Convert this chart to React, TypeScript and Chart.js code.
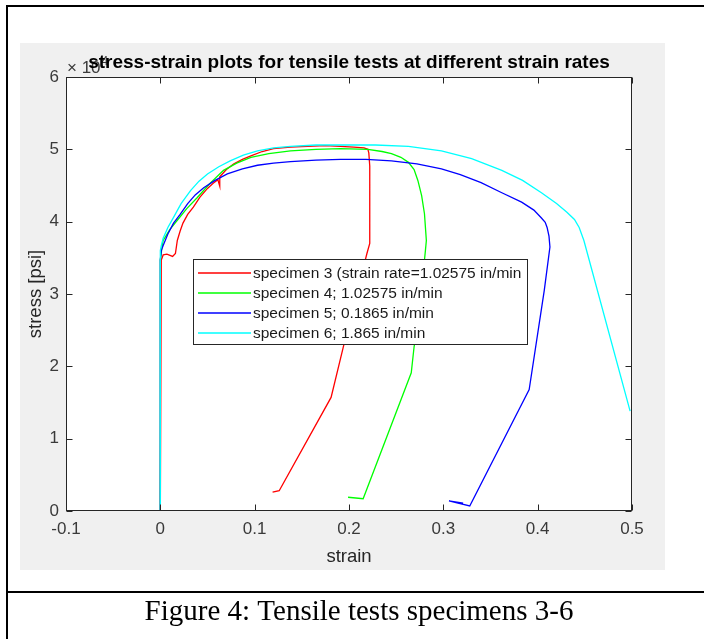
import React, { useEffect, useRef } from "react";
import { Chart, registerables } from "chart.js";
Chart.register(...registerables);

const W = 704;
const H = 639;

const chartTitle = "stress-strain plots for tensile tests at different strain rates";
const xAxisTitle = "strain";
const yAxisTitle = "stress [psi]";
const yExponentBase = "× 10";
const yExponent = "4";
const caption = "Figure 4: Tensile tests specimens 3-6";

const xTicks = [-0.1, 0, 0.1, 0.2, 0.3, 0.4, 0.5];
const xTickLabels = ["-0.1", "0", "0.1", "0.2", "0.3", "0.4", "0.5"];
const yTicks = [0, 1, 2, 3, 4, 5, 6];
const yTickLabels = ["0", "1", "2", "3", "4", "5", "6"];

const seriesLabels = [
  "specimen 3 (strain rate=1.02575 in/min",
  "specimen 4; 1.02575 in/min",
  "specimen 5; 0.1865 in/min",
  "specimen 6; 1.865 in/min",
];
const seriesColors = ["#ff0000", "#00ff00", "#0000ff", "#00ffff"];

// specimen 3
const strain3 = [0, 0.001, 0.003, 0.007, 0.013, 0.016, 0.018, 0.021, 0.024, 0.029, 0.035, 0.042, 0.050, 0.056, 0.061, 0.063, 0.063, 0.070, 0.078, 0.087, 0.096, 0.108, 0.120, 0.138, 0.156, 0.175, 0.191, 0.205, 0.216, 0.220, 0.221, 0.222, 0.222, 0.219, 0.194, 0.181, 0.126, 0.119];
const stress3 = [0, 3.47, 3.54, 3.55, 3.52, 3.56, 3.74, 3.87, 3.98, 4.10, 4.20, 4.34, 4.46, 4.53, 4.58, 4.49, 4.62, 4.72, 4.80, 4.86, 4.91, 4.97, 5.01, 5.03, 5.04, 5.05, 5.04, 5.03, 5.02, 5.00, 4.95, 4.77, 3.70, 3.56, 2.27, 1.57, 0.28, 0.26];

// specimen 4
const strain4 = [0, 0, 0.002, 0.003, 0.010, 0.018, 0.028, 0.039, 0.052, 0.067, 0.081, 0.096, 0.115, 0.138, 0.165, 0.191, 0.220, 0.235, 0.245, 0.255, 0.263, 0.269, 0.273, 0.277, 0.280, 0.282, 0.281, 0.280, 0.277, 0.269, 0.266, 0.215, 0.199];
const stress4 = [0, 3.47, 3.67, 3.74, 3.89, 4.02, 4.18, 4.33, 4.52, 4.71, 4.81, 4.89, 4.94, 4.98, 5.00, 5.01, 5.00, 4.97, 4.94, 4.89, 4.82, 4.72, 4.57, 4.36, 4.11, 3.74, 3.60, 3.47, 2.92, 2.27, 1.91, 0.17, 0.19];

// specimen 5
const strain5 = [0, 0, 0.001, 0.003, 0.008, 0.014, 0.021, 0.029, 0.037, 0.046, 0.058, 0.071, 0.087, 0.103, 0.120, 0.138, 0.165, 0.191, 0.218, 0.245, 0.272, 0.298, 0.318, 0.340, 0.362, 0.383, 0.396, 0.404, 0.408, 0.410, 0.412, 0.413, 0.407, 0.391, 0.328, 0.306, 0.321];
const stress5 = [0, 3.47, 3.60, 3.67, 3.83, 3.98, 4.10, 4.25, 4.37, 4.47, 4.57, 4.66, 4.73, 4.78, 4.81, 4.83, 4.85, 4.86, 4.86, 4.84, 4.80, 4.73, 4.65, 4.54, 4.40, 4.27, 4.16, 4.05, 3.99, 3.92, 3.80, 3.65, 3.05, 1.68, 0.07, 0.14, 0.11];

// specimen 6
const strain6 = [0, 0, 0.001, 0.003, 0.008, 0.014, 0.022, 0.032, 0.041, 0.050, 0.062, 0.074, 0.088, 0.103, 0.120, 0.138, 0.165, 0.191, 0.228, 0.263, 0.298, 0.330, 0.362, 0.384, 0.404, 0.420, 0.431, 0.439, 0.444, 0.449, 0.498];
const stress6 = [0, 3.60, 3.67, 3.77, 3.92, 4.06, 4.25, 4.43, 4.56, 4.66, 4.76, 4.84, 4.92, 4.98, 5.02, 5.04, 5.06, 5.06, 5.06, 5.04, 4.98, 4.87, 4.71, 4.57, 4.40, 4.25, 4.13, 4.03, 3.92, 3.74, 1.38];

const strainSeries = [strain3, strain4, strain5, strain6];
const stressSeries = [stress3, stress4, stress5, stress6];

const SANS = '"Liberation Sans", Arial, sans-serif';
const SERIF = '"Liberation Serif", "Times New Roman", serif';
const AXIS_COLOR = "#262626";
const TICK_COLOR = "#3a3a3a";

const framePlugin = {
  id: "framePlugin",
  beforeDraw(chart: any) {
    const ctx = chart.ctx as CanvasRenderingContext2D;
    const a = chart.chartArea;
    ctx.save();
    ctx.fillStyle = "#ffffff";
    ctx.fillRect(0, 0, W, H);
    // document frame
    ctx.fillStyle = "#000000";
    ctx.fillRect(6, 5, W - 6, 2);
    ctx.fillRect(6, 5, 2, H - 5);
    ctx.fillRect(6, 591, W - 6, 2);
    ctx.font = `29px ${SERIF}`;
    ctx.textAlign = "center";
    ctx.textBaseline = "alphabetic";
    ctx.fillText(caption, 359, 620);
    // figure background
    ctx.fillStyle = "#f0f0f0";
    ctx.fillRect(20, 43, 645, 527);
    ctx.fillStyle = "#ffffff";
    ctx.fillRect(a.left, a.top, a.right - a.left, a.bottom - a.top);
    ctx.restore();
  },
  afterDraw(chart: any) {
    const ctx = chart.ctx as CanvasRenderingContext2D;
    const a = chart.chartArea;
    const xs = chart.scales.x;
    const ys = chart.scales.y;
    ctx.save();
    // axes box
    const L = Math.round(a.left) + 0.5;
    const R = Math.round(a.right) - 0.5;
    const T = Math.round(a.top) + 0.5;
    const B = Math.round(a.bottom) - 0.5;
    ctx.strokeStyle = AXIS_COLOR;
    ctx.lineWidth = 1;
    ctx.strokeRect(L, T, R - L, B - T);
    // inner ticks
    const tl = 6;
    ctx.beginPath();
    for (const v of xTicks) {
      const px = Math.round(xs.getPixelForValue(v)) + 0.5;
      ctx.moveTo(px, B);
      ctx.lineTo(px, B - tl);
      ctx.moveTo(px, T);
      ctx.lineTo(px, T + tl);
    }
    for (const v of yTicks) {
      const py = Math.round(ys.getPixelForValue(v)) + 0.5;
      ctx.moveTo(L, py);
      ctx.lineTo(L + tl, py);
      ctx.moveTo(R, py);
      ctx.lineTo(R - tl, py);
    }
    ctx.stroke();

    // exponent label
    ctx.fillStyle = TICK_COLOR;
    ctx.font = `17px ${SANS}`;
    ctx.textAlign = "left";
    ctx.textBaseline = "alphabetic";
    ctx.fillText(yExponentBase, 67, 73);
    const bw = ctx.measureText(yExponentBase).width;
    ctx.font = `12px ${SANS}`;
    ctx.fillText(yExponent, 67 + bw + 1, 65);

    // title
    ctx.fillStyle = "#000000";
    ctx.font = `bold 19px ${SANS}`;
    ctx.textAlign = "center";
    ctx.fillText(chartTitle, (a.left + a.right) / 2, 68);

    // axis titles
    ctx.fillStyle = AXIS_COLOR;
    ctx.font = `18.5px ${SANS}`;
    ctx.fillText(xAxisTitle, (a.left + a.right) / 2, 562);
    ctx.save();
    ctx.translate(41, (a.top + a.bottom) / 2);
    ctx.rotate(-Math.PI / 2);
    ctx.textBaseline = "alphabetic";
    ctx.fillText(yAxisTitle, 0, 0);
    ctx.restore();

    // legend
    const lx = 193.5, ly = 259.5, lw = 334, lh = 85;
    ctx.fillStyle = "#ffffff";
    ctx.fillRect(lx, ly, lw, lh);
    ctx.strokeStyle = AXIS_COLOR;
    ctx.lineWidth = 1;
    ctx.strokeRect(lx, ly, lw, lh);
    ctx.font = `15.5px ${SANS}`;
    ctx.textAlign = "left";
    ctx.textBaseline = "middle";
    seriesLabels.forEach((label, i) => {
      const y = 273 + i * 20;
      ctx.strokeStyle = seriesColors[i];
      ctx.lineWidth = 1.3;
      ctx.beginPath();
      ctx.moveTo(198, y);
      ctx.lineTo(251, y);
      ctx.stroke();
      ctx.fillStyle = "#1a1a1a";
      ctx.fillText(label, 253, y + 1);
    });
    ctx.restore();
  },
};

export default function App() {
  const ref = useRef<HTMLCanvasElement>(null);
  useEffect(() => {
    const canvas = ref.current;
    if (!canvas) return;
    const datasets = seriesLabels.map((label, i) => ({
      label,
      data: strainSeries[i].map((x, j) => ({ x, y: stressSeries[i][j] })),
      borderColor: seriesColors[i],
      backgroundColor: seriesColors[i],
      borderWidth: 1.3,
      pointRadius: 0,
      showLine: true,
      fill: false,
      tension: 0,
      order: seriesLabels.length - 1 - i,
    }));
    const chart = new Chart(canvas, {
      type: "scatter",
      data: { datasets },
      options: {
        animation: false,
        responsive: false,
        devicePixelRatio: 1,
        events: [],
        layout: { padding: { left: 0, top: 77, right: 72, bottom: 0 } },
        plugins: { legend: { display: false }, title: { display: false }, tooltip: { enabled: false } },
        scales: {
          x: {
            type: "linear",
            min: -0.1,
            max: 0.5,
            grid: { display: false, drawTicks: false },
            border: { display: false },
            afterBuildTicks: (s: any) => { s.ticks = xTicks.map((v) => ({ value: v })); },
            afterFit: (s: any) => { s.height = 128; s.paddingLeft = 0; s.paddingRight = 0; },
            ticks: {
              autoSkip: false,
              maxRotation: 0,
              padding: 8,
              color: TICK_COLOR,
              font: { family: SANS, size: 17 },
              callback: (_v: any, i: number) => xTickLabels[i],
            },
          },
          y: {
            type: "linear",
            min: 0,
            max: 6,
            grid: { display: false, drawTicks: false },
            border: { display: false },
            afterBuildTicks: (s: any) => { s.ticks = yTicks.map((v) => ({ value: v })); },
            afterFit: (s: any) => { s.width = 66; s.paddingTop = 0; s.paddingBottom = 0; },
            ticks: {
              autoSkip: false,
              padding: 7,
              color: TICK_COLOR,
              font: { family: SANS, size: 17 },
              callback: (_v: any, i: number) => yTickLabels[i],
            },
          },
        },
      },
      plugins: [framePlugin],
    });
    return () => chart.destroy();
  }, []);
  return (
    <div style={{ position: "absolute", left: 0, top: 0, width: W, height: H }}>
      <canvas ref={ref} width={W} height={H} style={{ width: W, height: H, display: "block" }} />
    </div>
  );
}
§ §
(Stated problem):
Write out nothing but the lines from the start of the data through the line with "const H = 639;". Leave out the pictures.

(Task solution):
Convert this chart to React, TypeScript and Chart.js code.
import React, { useEffect, useRef } from "react";
import { Chart, registerables } from "chart.js";
Chart.register(...registerables);

const W = 704;
const H = 639;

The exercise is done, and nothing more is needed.